Pagina dopo pagina si svelano  le piccole grandi  ossessioni del protagonista che strappano più di  un sorriso, i suoi autoinganni, le ultime volte che non saranno mai ultime volte, gli incerti propositi, il suo tenerissimo e un po’ maniacale bisogno di collezionare gli oggetti appartenuti  all’amata per toccarli, baciarli, viverli, oggetti che rappresentano l’unico antidoto efficace contro l’insopportabile assenza, la sola  possibilità di sopravvivere  a una sofferenza lancinante.
Un’intera esistenza  votata esclusivamente all’amore con totale dedizione.
Kemal  un giovane uomo di trent’ anni, rampollo di una ricca famiglia di industriali, entra per caso in un negozio per acquistare una borsa alla  fidanzata Sibel, una donna elegante, colta, moderna.
Qui accade l’impensabile, rimane semplicemente folgorato da Fusun, giovane commessa diciottenne, di origini modeste, lontana parente, bellissima. Sembra quasi di vederla “con un gesto si tolse la scarpa sinistra, gialla, con il tacco alto, mise il piede nudo-aveva le unghie accuratamente smaltate di rosso-sul pavimento della vetrina e si allungò verso il manichino. Le guardai prima la scarpa vuota, poi le gambe lunghe e bellissime.” Sarà l’inizio di una tormentata storia d’amore, sussurrata nella penombra di una stanza, intensa e impossibile. E quando il dolore per la perdita dell’amata  diventa insopportabile, eccola rivivere di nuovo nella mente e nel cuore di Kemal  negli oggetti che le erano appartenuti. Kemal si chiude in se stesso, si allontana  a poco a poco da tutti, amici, vita mondana, diventa schiavo di una passione  che lo porta a venerare come un pazzo, un adorabile pazzo, un mozzicone di sigaretta, un righello, un orecchino spaiato, una bottiglietta di gassosa. Si resta perplessi di fronte a questo amore ossessione così tenace, forte, inguaribile e folle che lotta contro tutto e tutti, perfino il tempo, che non può essere messo in un angolo e dimenticato perché cambia, travolge e sconvolge la  mente  e l’ esistenza stessa del protagonista, che cercherà di rivivere per tutta la vita  quel perfetto, sublime istante di  pura felicità.
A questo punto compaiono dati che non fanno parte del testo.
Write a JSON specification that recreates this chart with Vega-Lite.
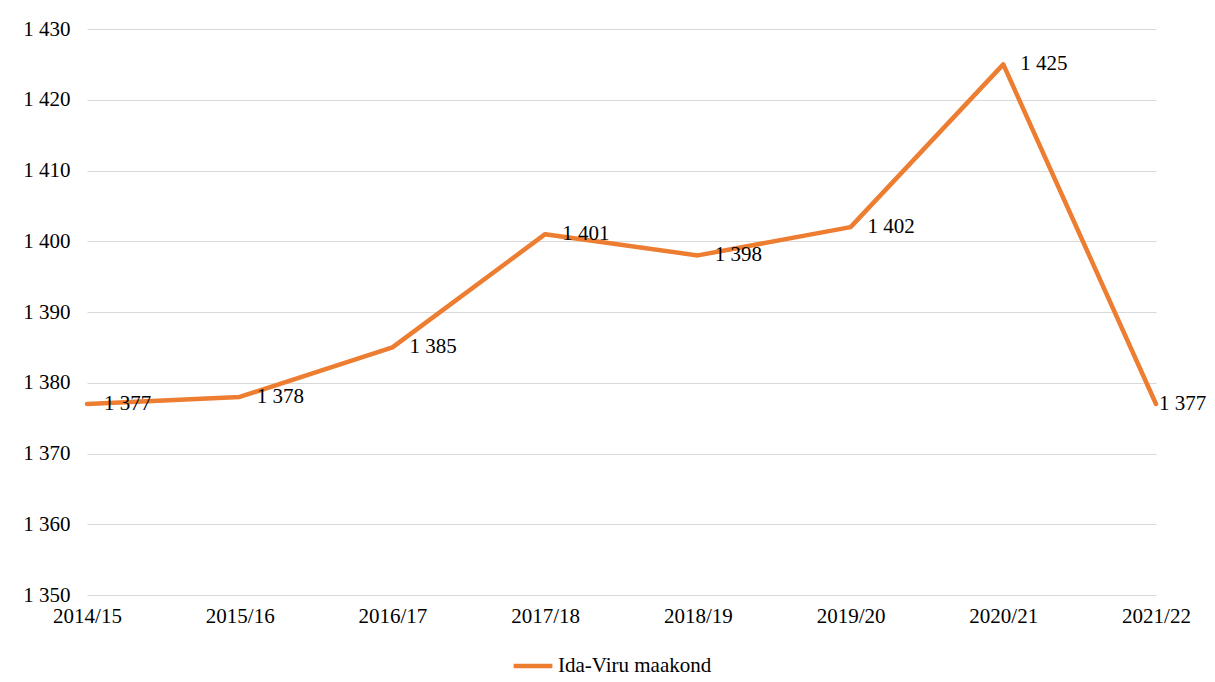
{
  "$schema": "https://vega.github.io/schema/vega-lite/v6.json",
  "width": 1069,
  "height": 566,
  "autosize": {"type": "none"},
  "padding": {"left": 87, "top": 29, "right": 59, "bottom": 87},
  "background": "white",
  "config": {
    "locale": {"number": {"decimal": ",", "thousands": " ", "grouping": [3], "currency": ["", ""]}},
    "font": "Liberation Serif",
    "view": {"stroke": null},
    "axis": {"labelFont": "Liberation Serif", "labelFontSize": 21, "labelColor": "#000000", "title": null}
  },
  "data": {
    "values": [
      {"aasta": "2014/15", "vaartus": 1377, "maakond": "Ida-Viru maakond"},
      {"aasta": "2015/16", "vaartus": 1378, "maakond": "Ida-Viru maakond"},
      {"aasta": "2016/17", "vaartus": 1385, "maakond": "Ida-Viru maakond"},
      {"aasta": "2017/18", "vaartus": 1401, "maakond": "Ida-Viru maakond"},
      {"aasta": "2018/19", "vaartus": 1398, "maakond": "Ida-Viru maakond"},
      {"aasta": "2019/20", "vaartus": 1402, "maakond": "Ida-Viru maakond"},
      {"aasta": "2020/21", "vaartus": 1425, "maakond": "Ida-Viru maakond"},
      {"aasta": "2021/22", "vaartus": 1377, "maakond": "Ida-Viru maakond"}
    ]
  },
  "encoding": {
    "x": {
      "field": "aasta", "type": "ordinal", "sort": null,
      "scale": {"type": "point", "padding": 0},
      "axis": {"labelAngle": 0, "ticks": false, "domain": false, "grid": false, "labelPadding": 10}
    },
    "y": {
      "field": "vaartus", "type": "quantitative",
      "scale": {"domain": [1350, 1430], "nice": false, "zero": false},
      "axis": {
        "values": [1350, 1360, 1370, 1380, 1390, 1400, 1410, 1420, 1430],
        "labelExpr": "format(datum.value, ',d')", "ticks": false, "domain": false, "grid": true,
        "gridColor": "#d9d9d9", "gridWidth": 1, "labelPadding": 17
      }
    }
  },
  "layer": [
    {
      "mark": {"type": "line", "strokeWidth": 4.5, "strokeJoin": "round", "strokeCap": "round"},
      "encoding": {
        "color": {
          "field": "maakond", "type": "nominal",
          "scale": {"range": ["#ED7D31"]},
          "legend": {
            "title": null, "orient": "none", "legendX": 424, "legendY": 615,
            "direction": "horizontal", "symbolType": "stroke", "symbolSize": 1500,
            "symbolStrokeWidth": 4.5, "labelFontSize": 21, "labelFont": "Liberation Serif",
            "labelColor": "#000000", "labelOffset": 3
          }
        }
      }
    },
    {
      "transform": [{"filter": "datum.aasta != '2021/22'"}],
      "mark": {"type": "text", "align": "left", "baseline": "middle", "dx": 17, "fontSize": 21, "color": "#000000"},
      "encoding": {"text": {"field": "vaartus", "type": "quantitative", "format": ","}}
    },
    {
      "transform": [{"filter": "datum.aasta == '2021/22'"}],
      "mark": {"type": "text", "align": "left", "baseline": "middle", "dx": 3, "fontSize": 21, "color": "#000000"},
      "encoding": {"text": {"field": "vaartus", "type": "quantitative", "format": ","}}
    }
  ]
}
  Il museo dell'innocenza esiste davvero e può essere visitato, “il Museo dell’Innocenza sarà sempre aperto per gli innamorati che non trovano un posto a Istanbul dove baciarsi.”
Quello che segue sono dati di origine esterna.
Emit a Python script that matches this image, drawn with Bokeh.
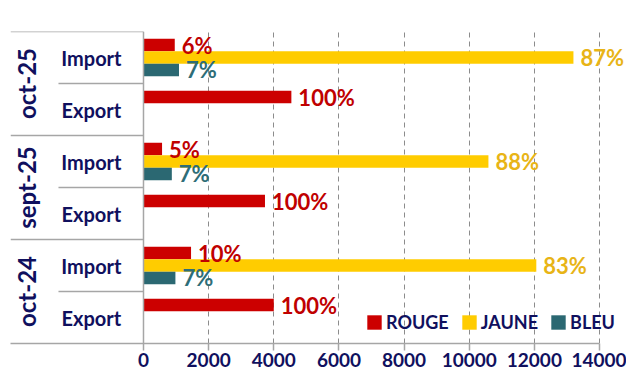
import math
from bokeh.plotting import figure
from bokeh.models import FactorRange, ColumnDataSource, FixedTicker, Span, Legend, LegendItem
from bokeh.transform import dodge
from bokeh.core.properties import value
from bokeh.embed import file_html
from bokeh.resources import INLINE

# ---------------- data ----------------
periods = ["oct-25", "sept-25", "oct-24"]
flows = ["Import", "Export"]
series = ["ROUGE", "JAUNE", "BLEU"]
# rows: oct-25 Import, oct-25 Export, sept-25 Import, sept-25 Export, oct-24 Import, oct-24 Export
rouge = [960, 4540, 570, 3730, 1460, 4000]
jaune = [13200, 0, 10590, 0, 12060, 0]
bleu = [1090, 0, 870, 0, 980, 0]
rouge_pct = ["6%", "100%", "5%", "100%", "10%", "100%"]
jaune_pct = ["87%", "", "88%", "", "83%", ""]
bleu_pct = ["7%", "", "7%", "", "7%", ""]
x_ticks = [0, 2000, 4000, 6000, 8000, 10000, 12000, 14000]

# ---------------- style ----------------
NAVY = "#10105E"
GREY = "#A6A6A6"
GRID = "#8C8C8C"
BAR_COLORS = ["#CC0000", "#FFCC00", "#2B6872"]
TXT_COLORS = ["#C00000", "#E8B416", "#2E6D77"]
FONT = "Lato"
X_LEFT = -4083     # left edge of the table area (data units)
X_RIGHT = 14829    # right edge of the frame
SUB_X = -2610      # start of the sub-level separators
FLOW_X = -1600     # centre of Import/Export labels
GROUP_X = -3600    # centre of rotated period labels
OFF = 0.24
BAR_H = 0.24

rows = [(pp, f) for pp in periods for f in flows]  # top to bottom
factors = rows[::-1]

p = figure(width=626, height=374,
           y_range=FactorRange(*factors, factor_padding=0, group_padding=0, range_padding=0),
           x_range=(X_LEFT, X_RIGHT),
           output_backend="svg", toolbar_location=None,
           min_border_left=10, min_border_right=0, min_border_top=31, min_border_bottom=31)
p.outline_line_color = None
p.yaxis.visible = False
p.ygrid.visible = False

p.xgrid.ticker = FixedTicker(ticks=x_ticks[1:])
p.xgrid.grid_line_color = GRID
p.xgrid.grid_line_dash = "5 4"
p.xgrid.grid_line_width = 1

ax = p.xaxis[0]
ax.ticker = FixedTicker(ticks=x_ticks)
ax.bounds = (X_LEFT, x_ticks[-1])
ax.axis_line_color = GREY
ax.axis_line_width = 1.5
ax.major_tick_line_color = GREY
ax.major_tick_line_width = 1.5
ax.major_tick_in = 0
ax.major_tick_out = 7
ax.minor_tick_line_color = None
ax.major_label_standoff = 2
ax.major_label_text_font = FONT
ax.major_label_text_font_size = "19px"
ax.major_label_text_font_style = "bold"
ax.major_label_text_color = NAVY

src = ColumnDataSource(dict(row=rows, ROUGE=rouge, JAUNE=jaune, BLEU=bleu,
                            ROUGE_pct=rouge_pct, JAUNE_pct=jaune_pct, BLEU_pct=bleu_pct,
                            flow=[f for (_, f) in rows]))

# table lines
sep_src = ColumnDataSource(dict(row=rows, x0=[X_LEFT if f == "Import" else SUB_X for (_, f) in rows]))
p.segment(x0="x0", x1=0, y0=dodge("row", 0.5, range=p.y_range), y1=dodge("row", 0.5, range=p.y_range),
          source=sep_src, line_color=GREY, line_width=1.5)
p.add_layout(Span(location=0, dimension="height", line_color=GREY, line_width=1.5))

offsets = [OFF, 0, -OFF]
items = []
for s, offs, bc in zip(series, offsets, BAR_COLORS):
    r = p.hbar(y=dodge("row", offs, range=p.y_range), left=0, right=s, height=BAR_H, source=src,
               fill_color=bc, line_color=None)
    items.append(LegendItem(label=s, renderers=[r]))
for s, offs, tc in zip(series, offsets, TXT_COLORS):
    p.text(x=s, y=dodge("row", offs, range=p.y_range), text=s + "_pct", source=src, x_offset=7,
           text_baseline="middle", text_align="left", text_color=tc, text_font=value(FONT),
           text_font_size="22px", text_font_style="bold")

# category labels
p.text(x=FLOW_X, y="row", text="flow", source=src,
       text_align="center", text_baseline="middle", text_color=NAVY, text_font=value(FONT),
       text_font_size="20px", text_font_style="bold")
grp_src = ColumnDataSource(dict(row=[(pp, "Import") for pp in periods], label=periods))
p.text(x=GROUP_X, y=dodge("row", -0.5, range=p.y_range), text="label", source=grp_src,
       angle=math.pi / 2, text_align="center", text_baseline="middle", text_color=NAVY,
       text_font=value(FONT), text_font_size="24px", text_font_style="bold")

legend = Legend(items=items, orientation="horizontal", location=(355, 10),
                background_fill_alpha=0, border_line_color=None, glyph_width=18, glyph_height=18,
                label_standoff=3, spacing=11, padding=0, margin=0,
                label_text_font=FONT, label_text_font_size="18px", label_text_font_style="bold",
                label_text_color=NAVY)
p.add_layout(legend)

open("out.html", "w").write(file_html(p, INLINE))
“Era l’istante più felice della mia vita, e non me ne rendevo conto. Se l’avessi capito, se allora l’avessi capito, avrei forse potuto preservare quell’attimo e le cose sarebbero andate diversamente? Sì, se avessi intuito che quello era l’istante più felice della mia vita non mi sarei lasciato sfuggire una felicità così grande per nulla al mondo.”
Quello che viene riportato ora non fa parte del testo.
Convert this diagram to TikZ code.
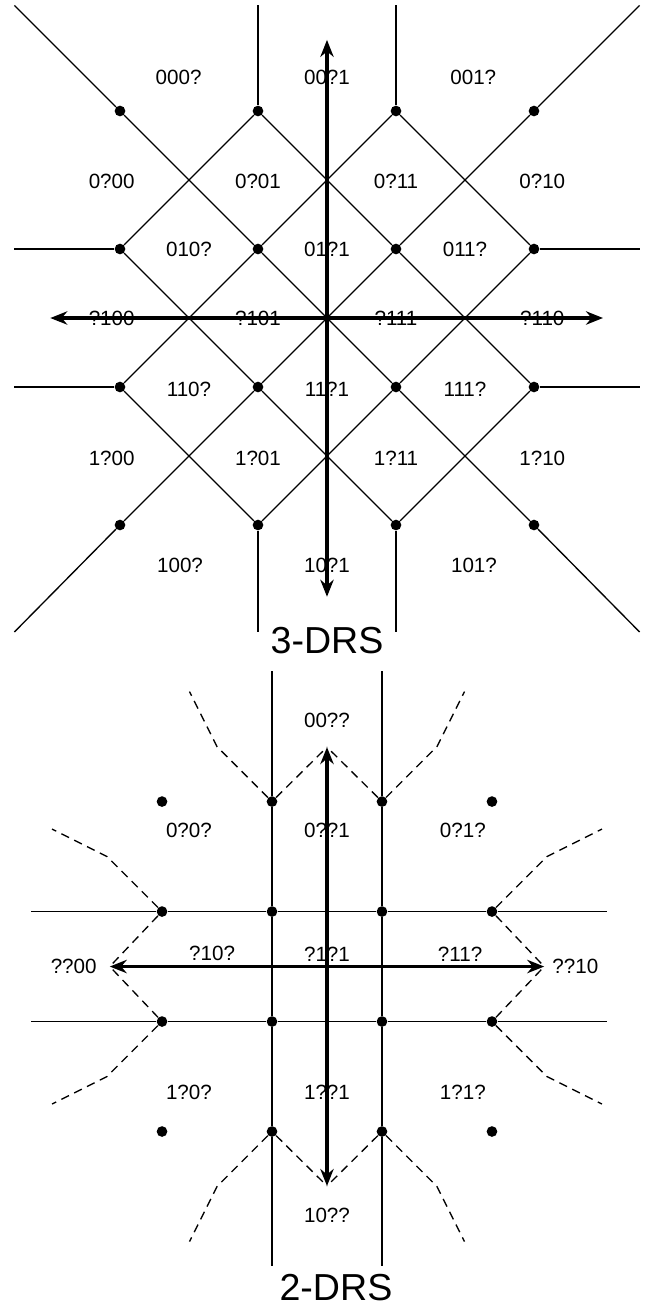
\documentclass[tikz,border=0pt]{standalone}
\usepackage{fontspec}
\setmainfont{Liberation Sans}
\usetikzlibrary{arrows.meta}

\tikzset{
  vertex/.style={circle, fill=black, inner sep=0pt, minimum size=4.4pt},
  wire/.style={line width=0.55pt},
  drsaxis/.style={line width=1.6pt, <->},
  region/.style={line width=0.55pt, dash pattern=on 3.5pt off 2.4pt},
  cell/.style={inner sep=0pt, font=\fontsize{8.5}{10}\selectfont},
  caption/.style={inner sep=0pt, font=\fontsize{15.5}{18}\selectfont}
}

\begin{document}
\begin{tikzpicture}[>={Stealth[length=7pt,width=5.5pt]}]

    \useasboundingbox (-4.7391,-14.3188) rectangle (4.6667,4.6087);

    % =================================================================
    % 1. 3-DRS: CÁC ĐIỂM VÀ CÁC ĐƯỜNG CHÉO
    % =================================================================
    \foreach \c in {1,...,4}
      \foreach \r in {1,...,4}
        \node[vertex] (t\c\r) at ({2*\c-5},{2*\r-5}) {};

    \coordinate (tNW) at (-4.53,4.53);
    \coordinate (tNE) at (4.53,4.53);
    \coordinate (tSW) at (-4.53,-4.55);
    \coordinate (tSE) at (4.53,-4.55);

    % Hai đường chéo chính
    \draw[wire] (tNW) -- (t14) -- (t23) -- (t32) -- (t41) -- (tSE);
    \draw[wire] (tSW) -- (t11) -- (t22) -- (t33) -- (t44) -- (tNE);

    % Các cạnh của hình thoi
    \draw[wire] (t24) -- (t33) -- (t42);
    \draw[wire] (t13) -- (t22) -- (t31);
    \draw[wire] (t34) -- (t43);
    \draw[wire] (t12) -- (t21);
    \draw[wire] (t12) -- (t23) -- (t34);
    \draw[wire] (t21) -- (t32) -- (t43);
    \draw[wire] (t13) -- (t24);
    \draw[wire] (t31) -- (t42);

    % Các đoạn thẳng đứng và nằm ngang ra mép
    \draw[wire] (t24) -- (t24 |- tNW);
    \draw[wire] (t34) -- (t34 |- tNE);
    \draw[wire] (t21) -- (t21 |- tSW);
    \draw[wire] (t31) -- (t31 |- tSE);
    \draw[wire] (t13) -- (t13 -| tNW);
    \draw[wire] (t12) -- (t12 -| tSW);
    \draw[wire] (t43) -- (t43 -| tNE);
    \draw[wire] (t42) -- (t42 -| tSE);

    % Hai trục mũi tên
    \coordinate (tUp) at (0,4.03);
    \coordinate (tDown) at (0,-4.04);
    \coordinate (tLeft) at (-4.01,0);
    \coordinate (tRight) at (4.0,0);
    \draw[drsaxis] (tDown) -- (tUp);
    \draw[drsaxis] (tLeft) -- (tRight);

    % =================================================================
    % 2. 3-DRS: NHÃN CÁC MIỀN
    % =================================================================
    \node[cell] (n000x) at (-2.15,3.49) {000?};
    \node[cell] (n00x1) at (0,3.49) {00?1};
    \node[cell] (n001x) at (2.12,3.49) {001?};

    \node[cell] (n0x00) at (-3.12,1.98) {0?00};
    \node[cell] (n0x01) at (-1,1.98) {0?01};
    \node[cell] (n0x11) at (1,1.98) {0?11};
    \node[cell] (n0x10) at (3.12,1.98) {0?10};

    \node[cell] (n010x) at (-2,0.99) {010?};
    \node[cell] (n01x1) at (0,0.99) {01?1};
    \node[cell] (n011x) at (2,0.99) {011?};

    \node[cell] (nx100) at (-3.12,0) {?100};
    \node[cell] (nx101) at (-1,0) {?101};
    \node[cell] (nx111) at (1,0) {?111};
    \node[cell] (nx110) at (3.12,0) {?110};

    \node[cell] (n110x) at (-2,-1.04) {110?};
    \node[cell] (n11x1) at (0,-1.04) {11?1};
    \node[cell] (n111x) at (2,-1.04) {111?};

    \node[cell] (n1x00) at (-3.12,-2.04) {1?00};
    \node[cell] (n1x01) at (-1,-2.04) {1?01};
    \node[cell] (n1x11) at (1,-2.04) {1?11};
    \node[cell] (n1x10) at (3.12,-2.04) {1?10};

    \node[cell] (n100x) at (-2.13,-3.58) {100?};
    \node[cell] (n10x1) at (0,-3.58) {10?1};
    \node[cell] (n101x) at (2.13,-3.58) {101?};

    \node[caption] (drs3) at (0,-4.674) {3-DRS};

    % =================================================================
    % 3. 2-DRS: LƯỚI, TRỤC VÀ ĐƯỜNG NÉT ĐỨT
    % =================================================================
    \begin{scope}[yshift=-9.399cm, x=0.797cm, y=0.797cm]

    \foreach \c in {1,...,4}
      \foreach \r in {1,...,4}
        \node[vertex] (b\c\r) at ({2*\c-5},{2*\r-5}) {};

    \coordinate (bN) at (0,5.37);
    \coordinate (bS) at (0,-5.45);
    \coordinate (bW) at (-5.38,0);
    \coordinate (bE) at (5.09,0);

    % Hai đường thẳng đứng, hai đường nằm ngang
    \draw[wire] (b24 |- bN) -- (b24) -- (b23) -- (b22) -- (b21) -- (b21 |- bS);
    \draw[wire] (b34 |- bN) -- (b34) -- (b33) -- (b32) -- (b31) -- (b31 |- bS);
    \draw[wire] (b13 -| bW) -- (b13) -- (b23) -- (b33) -- (b43) -- (b43 -| bE);
    \draw[wire] (b12 -| bW) -- (b12) -- (b22) -- (b32) -- (b42) -- (b42 -| bE);

    % Hai trục mũi tên
    \coordinate (bUp) at (0,3.99);
    \coordinate (bDown) at (0,-3.99);
    \coordinate (bLeft) at (-3.95,0);
    \coordinate (bRight) at (3.95,0);
    \draw[drsaxis] (bDown) -- (bUp);
    \draw[drsaxis] (bLeft) -- (bRight);

    % Đường nét đứt
    \draw[region] (b24) -- (bUp);
    \draw[region] (b34) -- (bUp);
    \draw[region] (b21) -- (bDown);
    \draw[region] (b31) -- (bDown);
    \draw[region] (b13) -- (bLeft);
    \draw[region] (b12) -- (bLeft);
    \draw[region] (b43) -- (bRight);
    \draw[region] (b42) -- (bRight);

    \draw[region] (b24) -- ++(-1,1) -- ++(-0.5,1);
    \draw[region] (b34) -- ++(1,1) -- ++(0.5,1);
    \draw[region] (b21) -- ++(-1,-1) -- ++(-0.5,-1);
    \draw[region] (b31) -- ++(1,-1) -- ++(0.5,-1);
    \draw[region] (b13) -- ++(-1,1) -- ++(-1,0.5);
    \draw[region] (b12) -- ++(-1,-1) -- ++(-1,-0.5);
    \draw[region] (b43) -- ++(1,1) -- ++(1,0.5);
    \draw[region] (b42) -- ++(1,-1) -- ++(1,-0.5);

    % =================================================================
    % 4. 2-DRS: NHÃN CÁC MIỀN
    % =================================================================
    \node[cell] (m00xx) at (0,4.48) {00??};

    \node[cell] (m0x0x) at (-2.51,2.48) {0?0?};
    \node[cell] (m0xx1) at (0,2.48) {0??1};
    \node[cell] (m0x1x) at (2.47,2.48) {0?1?};

    \node[cell, anchor=east] (mxx00) at (-4.18,0) {??00};
    \node[cell] (mx10x) at (-2.09,0.23) {?10?};
    \node[cell] (mx1x1) at (0,0.23) {?1?1};
    \node[cell] (mx11x) at (2.42,0.23) {?11?};
    \node[cell, anchor=west] (mxx10) at (4.09,0) {??10};

    \node[cell] (m1x0x) at (-2.51,-2.28) {1?0?};
    \node[cell] (m1xx1) at (0,-2.28) {1??1};
    \node[cell] (m1x1x) at (2.47,-2.28) {1?1?};

    \node[cell] (m10xx) at (0,-4.52) {10??};

    \end{scope}

    \node[caption] (drs2) at (0.13,-14.05) {2-DRS};

\end{tikzpicture}
\end{document}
“Se doniamo ciò che di più prezioso abbiamo a qualcuno che amiamo profondamente, senza aspettarci nulla in cambio, solo allora il mondo diventa meraviglioso. Per questo piangevamo, signorina”.

“A volte venivo sopraffatto dalla sensazione che la vita fosse proprio lì, tutta lì, solo lì, da nessun’altra parte che lì.”

“Poi mi sorrise vittorioso. Tutti devono saperlo: ho avuto una vita felice.”